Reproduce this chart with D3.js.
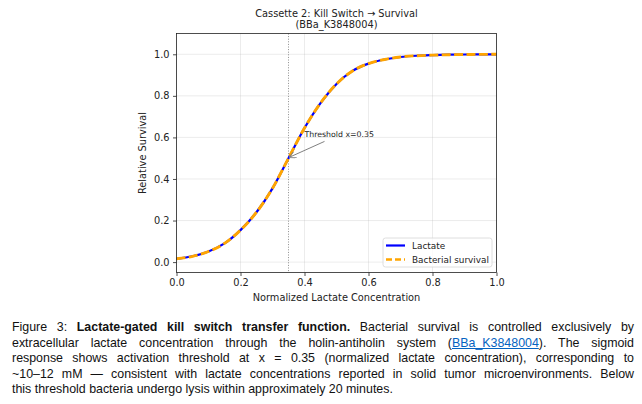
<!DOCTYPE html>
<html>
<head>
<meta charset="utf-8">
<script src="https://cdn.jsdelivr.net/npm/d3@7"></script>
<style>
  body { margin: 0; background: #fff; width: 642px; height: 404px; overflow: hidden; position: relative; }
  svg { position: absolute; left: 0; top: 0; }
  .cap { position: absolute; left: 12px; width: 622px; font-family: "Liberation Sans", Arial, sans-serif; font-size: 12.4px; color: #111; }
  .cap div { height: 15.5px; line-height: 15.5px; text-align: justify; text-align-last: justify; white-space: nowrap; }
  .cap div.last { text-align-last: left; }
  .cap a { color: #0563c1; text-decoration: underline; }
</style>
</head>
<body>
<script>
// values
var xs = [0, 0.05, 0.1, 0.15, 0.2, 0.25, 0.3, 0.35, 0.4, 0.45, 0.5, 0.55, 0.6, 0.65, 0.7, 0.75, 0.8, 0.85, 0.9, 0.95, 1.0];
var survival = [0.016, 0.028, 0.051, 0.09, 0.154, 0.24, 0.355, 0.5, 0.645, 0.765, 0.857, 0.92, 0.955, 0.975, 0.987, 0.993, 0.996, 0.998, 0.999, 0.9995, 1.0];
var lactate = survival.slice(); // same curve, drawn underneath
var xTicks = [0, 0.2, 0.4, 0.6, 0.8, 1.0];
var yTicks = [0, 0.2, 0.4, 0.6, 0.8, 1.0];
var threshold = 0.35;
var titleLines = ["Cassette 2: Kill Switch \u2192 Survival", "(BBa_K3848004)"];
var legendLabels = ["Lactate", "Bacterial survival"];

var W = 642, H = 310;
// plot box (window.top is read-only, so use own names)
var pL = 176.5, pR = 496.5, pT = 33.5, pB = 272.5;
var font = "DejaVu Sans, sans-serif";

var svg = d3.select("body").append("svg").attr("width", W).attr("height", H);

var x = d3.scaleLinear().domain([0, 1]).range([pL, pR]);
var y = d3.scaleLinear().domain([-0.05, 1.1]).range([pB, pT]);

// grid
svg.append("g").selectAll("line").data(xTicks).enter().append("line")
  .attr("x1", function(d){ return x(d); }).attr("x2", function(d){ return x(d); })
  .attr("y1", pT).attr("y2", pB)
  .attr("stroke", "#b0b0b0").attr("stroke-opacity", 0.3).attr("stroke-width", 0.8);
svg.append("g").selectAll("line").data(yTicks).enter().append("line")
  .attr("y1", function(d){ return y(d); }).attr("y2", function(d){ return y(d); })
  .attr("x1", pL).attr("x2", pR)
  .attr("stroke", "#b0b0b0").attr("stroke-opacity", 0.3).attr("stroke-width", 0.8);

// threshold line
svg.append("line")
  .attr("x1", x(threshold)).attr("x2", x(threshold)).attr("y1", pT).attr("y2", pB)
  .attr("stroke", "#808080").attr("stroke-width", 0.9).attr("stroke-dasharray", "1,1.6");

var line = d3.line()
  .x(function(d, i){ return x(xs[i]); })
  .y(function(d){ return y(d); })
  .curve(d3.curveMonotoneX);

svg.append("path").datum(lactate).attr("d", line)
  .attr("fill", "none").attr("stroke", "#0000ff").attr("stroke-width", 2.2);
svg.append("path").datum(survival).attr("d", line)
  .attr("fill", "none").attr("stroke", "#ffa500").attr("stroke-width", 2.9)
  .attr("stroke-dasharray", "9,3.4");

// axes
var xAxis = svg.append("g").attr("transform", "translate(0," + pB + ")")
  .call(d3.axisBottom(x).tickValues(xTicks).tickFormat(d3.format(".1f")).tickSize(3.5).tickPadding(3.5));
var yAxis = svg.append("g").attr("transform", "translate(" + pL + ",0)")
  .call(d3.axisLeft(y).tickValues(yTicks).tickFormat(d3.format(".1f")).tickSize(3.5).tickPadding(3.5));
[xAxis, yAxis].forEach(function(g){
  g.select(".domain").remove();
  g.selectAll("line").attr("stroke", "#222").attr("stroke-width", 0.8);
  g.selectAll("text").attr("font-family", font).attr("font-size", 9.8).attr("fill", "#222");
});

svg.append("rect").attr("x", pL).attr("y", pT).attr("width", pR - pL).attr("height", pB - pT)
  .attr("fill", "none").attr("stroke", "#222").attr("stroke-width", 0.8);

// labels
svg.append("text").attr("x", (pL + pR) / 2).attr("y", 301).attr("text-anchor", "middle")
  .attr("font-family", font).attr("font-size", 9.8).attr("fill", "#222").text("Normalized Lactate Concentration");
svg.append("text").attr("transform", "translate(146," + ((pT + pB) / 2) + ") rotate(-90)")
  .attr("text-anchor", "middle").attr("font-family", font).attr("font-size", 9.8).attr("fill", "#222")
  .text("Relative Survival");
svg.selectAll(".title").data(titleLines).enter().append("text")
  .attr("x", (pL + pR) / 2).attr("y", function(d, i){ return 16.5 + i * 11.5; })
  .attr("text-anchor", "middle").attr("font-family", font).attr("font-size", 9.8).attr("fill", "#222")
  .text(function(d){ return d; });

// annotation
var ax = x(threshold), ay = y(0.5);
var tx = x(0.4), ty = y(0.6);
svg.append("defs").append("marker").attr("id", "arr").attr("viewBox", "0 0 10 10")
  .attr("refX", 9).attr("refY", 5).attr("markerWidth", 7).attr("markerHeight", 7)
  .attr("markerUnits", "userSpaceOnUse").attr("orient", "auto")
  .append("path").attr("d", "M0,0 L10,5 L0,10").attr("fill", "none").attr("stroke", "#808080").attr("stroke-width", 1.3);
svg.append("line").attr("x1", tx + 20).attr("y1", ty + 4).attr("x2", ax + 1).attr("y2", ay - 1)
  .attr("stroke", "#808080").attr("stroke-width", 1).attr("marker-end", "url(#arr)");
svg.append("text").attr("x", tx).attr("y", ty).attr("font-family", font).attr("font-size", 7.8)
  .attr("fill", "#222").text("Threshold x=" + threshold);

// legend
var lg = svg.append("g").attr("transform", "translate(383,238)");
lg.append("rect").attr("width", 109).attr("height", 29).attr("rx", 2.5)
  .attr("fill", "#fff").attr("fill-opacity", 0.8).attr("stroke", "#d5d5d5").attr("stroke-width", 0.8);
var colors = ["#0000ff", "#ffa500"];
var dashes = [null, "6,3"];
legendLabels.forEach(function(lab, i){
  var yy = 7.5 + i * 14;
  lg.append("line").attr("x1", 3).attr("x2", 22).attr("y1", yy).attr("y2", yy)
    .attr("stroke", colors[i]).attr("stroke-width", i ? 2.6 : 2.2).attr("stroke-dasharray", dashes[i]);
  lg.append("text").attr("x", 29).attr("y", yy + 3.2).attr("font-family", font).attr("font-size", 8.9)
    .attr("fill", "#222").text(lab);
});

// caption
var capLines = [
  'Figure 3: <b>Lactate-gated kill switch transfer function.</b> Bacterial survival is controlled exclusively by',
  'extracellular lactate concentration through the holin-antiholin system (<a href="#">BBa_K3848004</a>). The sigmoid',
  'response shows activation threshold at x = 0.35 (normalized lactate concentration), corresponding to',
  '~10\u201312 mM \u2014 consistent with lactate concentrations reported in solid tumor microenvironments. Below',
  'this threshold bacteria undergo lysis within approximately 20 minutes.'
];
var cap = d3.select("body").append("div").attr("class", "cap").style("top", "320px");
cap.selectAll("div").data(capLines).enter().append("div")
  .attr("class", function(d, i){ return i === capLines.length - 1 ? "last" : null; })
  .html(function(d){ return d; });
</script>
</body>
</html>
__________
- _Short exercise_
Set down the complete material exactly, but do not include the images.

- _Exercise answer_
Reproduce this chart with D3.js.
<!DOCTYPE html>
<html>
<head>
<meta charset="utf-8">
<script src="https://cdn.jsdelivr.net/npm/d3@7"></script>
<style>
  body { margin: 0; background: #fff; width: 642px; height: 404px; overflow: hidden; position: relative; }
  svg { position: absolute; left: 0; top: 0; }
  .cap { position: absolute; left: 12px; width: 622px; font-family: "Liberation Sans", Arial, sans-serif; font-size: 12.4px; color: #111; }
  .cap div { height: 15.5px; line-height: 15.5px; text-align: justify; text-align-last: justify; white-space: nowrap; }
  .cap div.last { text-align-last: left; }
  .cap a { color: #0563c1; text-decoration: underline; }
</style>
</head>
<body>
<script>
// values
var xs = [0, 0.05, 0.1, 0.15, 0.2, 0.25, 0.3, 0.35, 0.4, 0.45, 0.5, 0.55, 0.6, 0.65, 0.7, 0.75, 0.8, 0.85, 0.9, 0.95, 1.0];
var survival = [0.016, 0.028, 0.051, 0.09, 0.154, 0.24, 0.355, 0.5, 0.645, 0.765, 0.857, 0.92, 0.955, 0.975, 0.987, 0.993, 0.996, 0.998, 0.999, 0.9995, 1.0];
var lactate = survival.slice(); // same curve, drawn underneath
var xTicks = [0, 0.2, 0.4, 0.6, 0.8, 1.0];
var yTicks = [0, 0.2, 0.4, 0.6, 0.8, 1.0];
var threshold = 0.35;
var titleLines = ["Cassette 2: Kill Switch \u2192 Survival", "(BBa_K3848004)"];
var legendLabels = ["Lactate", "Bacterial survival"];

var W = 642, H = 310;
// plot box (window.top is read-only, so use own names)
var pL = 176.5, pR = 496.5, pT = 33.5, pB = 272.5;
var font = "DejaVu Sans, sans-serif";

var svg = d3.select("body").append("svg").attr("width", W).attr("height", H);

var x = d3.scaleLinear().domain([0, 1]).range([pL, pR]);
var y = d3.scaleLinear().domain([-0.05, 1.1]).range([pB, pT]);

// grid
svg.append("g").selectAll("line").data(xTicks).enter().append("line")
  .attr("x1", function(d){ return x(d); }).attr("x2", function(d){ return x(d); })
  .attr("y1", pT).attr("y2", pB)
  .attr("stroke", "#b0b0b0").attr("stroke-opacity", 0.3).attr("stroke-width", 0.8);
svg.append("g").selectAll("line").data(yTicks).enter().append("line")
  .attr("y1", function(d){ return y(d); }).attr("y2", function(d){ return y(d); })
  .attr("x1", pL).attr("x2", pR)
  .attr("stroke", "#b0b0b0").attr("stroke-opacity", 0.3).attr("stroke-width", 0.8);

// threshold line
svg.append("line")
  .attr("x1", x(threshold)).attr("x2", x(threshold)).attr("y1", pT).attr("y2", pB)
  .attr("stroke", "#808080").attr("stroke-width", 0.9).attr("stroke-dasharray", "1,1.6");

var line = d3.line()
  .x(function(d, i){ return x(xs[i]); })
  .y(function(d){ return y(d); })
  .curve(d3.curveMonotoneX);

svg.append("path").datum(lactate).attr("d", line)
  .attr("fill", "none").attr("stroke", "#0000ff").attr("stroke-width", 2.2);
svg.append("path").datum(survival).attr("d", line)
  .attr("fill", "none").attr("stroke", "#ffa500").attr("stroke-width", 2.9)
  .attr("stroke-dasharray", "9,3.4");

// axes
var xAxis = svg.append("g").attr("transform", "translate(0," + pB + ")")
  .call(d3.axisBottom(x).tickValues(xTicks).tickFormat(d3.format(".1f")).tickSize(3.5).tickPadding(3.5));
var yAxis = svg.append("g").attr("transform", "translate(" + pL + ",0)")
  .call(d3.axisLeft(y).tickValues(yTicks).tickFormat(d3.format(".1f")).tickSize(3.5).tickPadding(3.5));
[xAxis, yAxis].forEach(function(g){
  g.select(".domain").remove();
  g.selectAll("line").attr("stroke", "#222").attr("stroke-width", 0.8);
  g.selectAll("text").attr("font-family", font).attr("font-size", 9.8).attr("fill", "#222");
});

svg.append("rect").attr("x", pL).attr("y", pT).attr("width", pR - pL).attr("height", pB - pT)
  .attr("fill", "none").attr("stroke", "#222").attr("stroke-width", 0.8);

// labels
svg.append("text").attr("x", (pL + pR) / 2).attr("y", 301).attr("text-anchor", "middle")
  .attr("font-family", font).attr("font-size", 9.8).attr("fill", "#222").text("Normalized Lactate Concentration");
svg.append("text").attr("transform", "translate(146," + ((pT + pB) / 2) + ") rotate(-90)")
  .attr("text-anchor", "middle").attr("font-family", font).attr("font-size", 9.8).attr("fill", "#222")
  .text("Relative Survival");
svg.selectAll(".title").data(titleLines).enter().append("text")
  .attr("x", (pL + pR) / 2).attr("y", function(d, i){ return 16.5 + i * 11.5; })
  .attr("text-anchor", "middle").attr("font-family", font).attr("font-size", 9.8).attr("fill", "#222")
  .text(function(d){ return d; });

// annotation
var ax = x(threshold), ay = y(0.5);
var tx = x(0.4), ty = y(0.6);
svg.append("defs").append("marker").attr("id", "arr").attr("viewBox", "0 0 10 10")
  .attr("refX", 9).attr("refY", 5).attr("markerWidth", 7).attr("markerHeight", 7)
  .attr("markerUnits", "userSpaceOnUse").attr("orient", "auto")
  .append("path").attr("d", "M0,0 L10,5 L0,10").attr("fill", "none").attr("stroke", "#808080").attr("stroke-width", 1.3);
svg.append("line").attr("x1", tx + 20).attr("y1", ty + 4).attr("x2", ax + 1).attr("y2", ay - 1)
  .attr("stroke", "#808080").attr("stroke-width", 1).attr("marker-end", "url(#arr)");
svg.append("text").attr("x", tx).attr("y", ty).attr("font-family", font).attr("font-size", 7.8)
  .attr("fill", "#222").text("Threshold x=" + threshold);

// legend
var lg = svg.append("g").attr("transform", "translate(383,238)");
lg.append("rect").attr("width", 109).attr("height", 29).attr("rx", 2.5)
  .attr("fill", "#fff").attr("fill-opacity", 0.8).attr("stroke", "#d5d5d5").attr("stroke-width", 0.8);
var colors = ["#0000ff", "#ffa500"];
var dashes = [null, "6,3"];
legendLabels.forEach(function(lab, i){
  var yy = 7.5 + i * 14;
  lg.append("line").attr("x1", 3).attr("x2", 22).attr("y1", yy).attr("y2", yy)
    .attr("stroke", colors[i]).attr("stroke-width", i ? 2.6 : 2.2).attr("stroke-dasharray", dashes[i]);
  lg.append("text").attr("x", 29).attr("y", yy + 3.2).attr("font-family", font).attr("font-size", 8.9)
    .attr("fill", "#222").text(lab);
});

// caption
var capLines = [
  'Figure 3: <b>Lactate-gated kill switch transfer function.</b> Bacterial survival is controlled exclusively by',
  'extracellular lactate concentration through the holin-antiholin system (<a href="#">BBa_K3848004</a>). The sigmoid',
  'response shows activation threshold at x = 0.35 (normalized lactate concentration), corresponding to',
  '~10\u201312 mM \u2014 consistent with lactate concentrations reported in solid tumor microenvironments. Below',
  'this threshold bacteria undergo lysis within approximately 20 minutes.'
];
var cap = d3.select("body").append("div").attr("class", "cap").style("top", "320px");
cap.selectAll("div").data(capLines).enter().append("div")
  .attr("class", function(d, i){ return i === capLines.length - 1 ? "last" : null; })
  .html(function(d){ return d; });
</script>
</body>
</html>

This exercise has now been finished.